Both Kemp and manager Don Mattingly made it sound like a lock that Kemp won't be in the lineup on Monday, but Mattingly didn't seem as confident that a DL stint would be avoidable.
Kemp's removal came following a third-inning grounder on which he appeared to approach first base gingerly. He has been nursing a left hamstring strain for about a week but was none too pleased with news he wouldn't be finishing the game, slamming his glove to the dugout floor.
"I wasn't mad at Donnie," said Kemp, who has scuffled a bit since first sustaining the injury. "It isn't his fault my hamstring hurts. I'm just frustrated. I kind of haven't been able to play how I want to play. I've been a little bit scared because I didn't know how my hamstring would hold up. I think I just need to let it heal for a little bit. I don't know how much time that's going to take."
For one day, at least, the Dodgers got by without their biggest bat. Catcher A.J. Ellis drove in three more runs later in the fifth with a home run, his third of the season.
"You can survive with missing your top guys temporarily," Mattingly said later. "You just can't do it long term."
On the mound, Dodgers starter Ted Lilly couldn't have responded any better to a horrific start to the game. Before he recorded an out, he trailed, 2-0, and by the time the first inning was over, he trailed, 3-0.
But after allowing four straight hits to start the game, Lilly (5-0) found a groove and finished his 6 1/3 innings having allowed just six hits and five runs (four earned).
"I'm pretty darn confident that we're going to come back and score some runs," Lilly said. "So you figure every run you save counts."
The win was Lilly's eighth in a row dating to last season, a new career high for the veteran left-hander. That's not a number he's too concerned with, though, noting he's simply focused on the next one.
After Sunday's win, Lilly heaped praise on his red-hot battery mate.
"He's great," Lilly said of Ellis. "He really has a good idea.

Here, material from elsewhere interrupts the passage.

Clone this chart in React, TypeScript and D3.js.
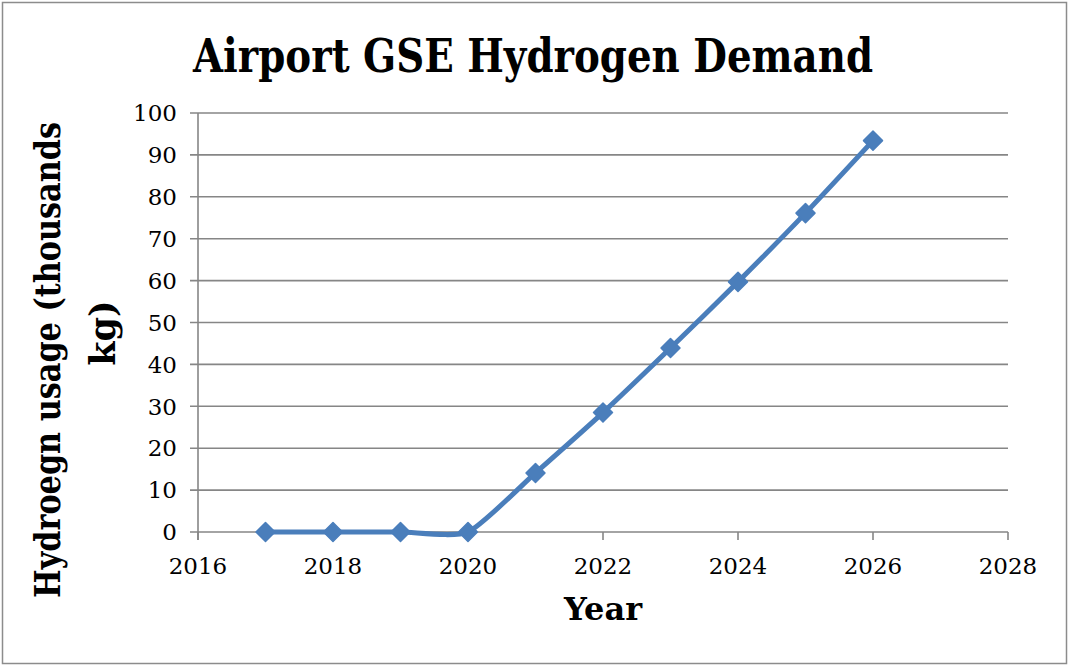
import React from "react";
import * as d3 from "d3";

const years = [2017, 2018, 2019, 2020, 2021, 2022, 2023, 2024, 2025, 2026];
const usage = [0, 0, 0, 0, 14.1, 28.5, 43.9, 59.7, 76.1, 93.4];
const xTicks = [2016, 2018, 2020, 2022, 2024, 2026, 2028];
const yTicks = [0, 10, 20, 30, 40, 50, 60, 70, 80, 90, 100];

const W = 1068;
const H = 665;
const plot = { left: 198, right: 1008, top: 113, bottom: 532 };
const serif = "'DejaVu Serif', 'Liberation Serif', serif";
const lineColor = "#4a7ebb";
const gridColor = "#868686";

export default function App() {
	const x = d3.scaleLinear().domain([2016, 2028]).range([plot.left, plot.right]);
	const y = d3.scaleLinear().domain([0, 100]).range([plot.bottom, plot.top]);

	const points = years.map((yr, i) => [yr, usage[i]] as [number, number]);
	// excel-style smoothed line, it dips a little below zero before 2020
	const line = d3
		.line<[number, number]>()
		.x((d) => x(d[0]))
		.y((d) => y(d[1]))
		.curve(d3.curveCardinal.tension(0.4));

	const diamond = (cx: number, cy: number, r: number) =>
		`M${cx},${cy - r}L${cx + r},${cy}L${cx},${cy + r}L${cx - r},${cy}Z`;

	return (
		<div style={{ position: "fixed", left: 0, top: 0 }}>
			<svg width={W} height={H} style={{ display: "block", background: "#fff" }}>
				<rect x={2.5} y={2.5} width={W - 4} height={H - 4} fill="#fff" stroke="#8c8c8c" strokeWidth={1.5} />

				<text
					x={533}
					y={72}
					textAnchor="middle"
					fontFamily={serif}
					fontWeight="bold"
					fontSize={46}
					textLength={680}
					lengthAdjust="spacingAndGlyphs"
				>
					Airport GSE Hydrogen Demand
				</text>

				{/* gridlines + y ticks */}
				{yTicks.map((t) => (
					<g key={t}>
						<line x1={plot.left - 8} x2={plot.right} y1={y(t)} y2={y(t)} stroke={gridColor} strokeWidth={1.6} />
						<text
							x={177}
							y={y(t)}
							dy="0.36em"
							textAnchor="end"
							fontFamily={serif}
							fontSize={23}
						>
							{t}
						</text>
					</g>
				))}

				{/* axes */}
				<line x1={plot.left} x2={plot.left} y1={plot.top} y2={plot.bottom + 8} stroke={gridColor} strokeWidth={1.6} />
				{xTicks.map((t) => (
					<g key={t}>
						<line x1={x(t)} x2={x(t)} y1={plot.bottom} y2={plot.bottom + 8} stroke={gridColor} strokeWidth={1.6} />
						<text x={x(t)} y={574} textAnchor="middle" fontFamily={serif} fontSize={23}>
							{t}
						</text>
					</g>
				))}

				{/* series */}
				<path d={line(points) || ""} fill="none" stroke={lineColor} strokeWidth={5} strokeLinejoin="round" />
				{points.map((p) => (
					<path key={p[0]} d={diamond(x(p[0]), y(p[1]), 9.5)} fill={lineColor} stroke={lineColor} strokeWidth={1.5} strokeLinejoin="round" />
				))}

				{/* axis titles */}
				<text x={603} y={620} textAnchor="middle" fontFamily={serif} fontWeight="bold" fontSize={32}>
					Year
				</text>
				<text
					transform={`translate(60,360) rotate(-90)`}
					textAnchor="middle"
					fontFamily={serif}
					fontWeight="bold"
					fontSize={35}
					textLength={476}
					lengthAdjust="spacingAndGlyphs"
				>
					Hydroegn usage (thousands
				</text>
				<text
					transform={`translate(115,333) rotate(-90)`}
					textAnchor="middle"
					fontFamily={serif}
					fontWeight="bold"
					fontSize={35}
				>
					kg)
				</text>
			</svg>
		</div>
	);
}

He makes adjustments well, he understands what guys are trying to do up there and he takes into account what I'm trying to do and what's working for me, so he's making our whole team a lot better on both sides of the ball."
Mattingly even did some All-Star politicking on his catcher's behalf.
"If he keeps putting up numbers, he'll get his share of attention," Mattingly said. "We're playing well and A.J. is a big part of that. I'm sure he's not worried about [the All-Star Game]."
The Dodgers improved to 23-11 with the win, remaining six games up on the second-place Giants in the National League West. They're already 9 1/2 ahead of the Rockies, who can't seem to find pitching. Starter Alex White (0-2) allowed six runs in his 4 1/3 innings, coming unglued by three walks.
"It's a hard time that every team goes through," Rockies right fielder Michael Cuddyer said. "The Dodgers will at some point."
Mattingly and right fielder Andre Ethier were ejected in the six-run fifth after Ethier disagreed with home-plate ump Mark Carlson on a called third strike.
No matter, Ellis came to the plate two batters later, clearing the bases and giving the Dodgers a sweep of their division rivals.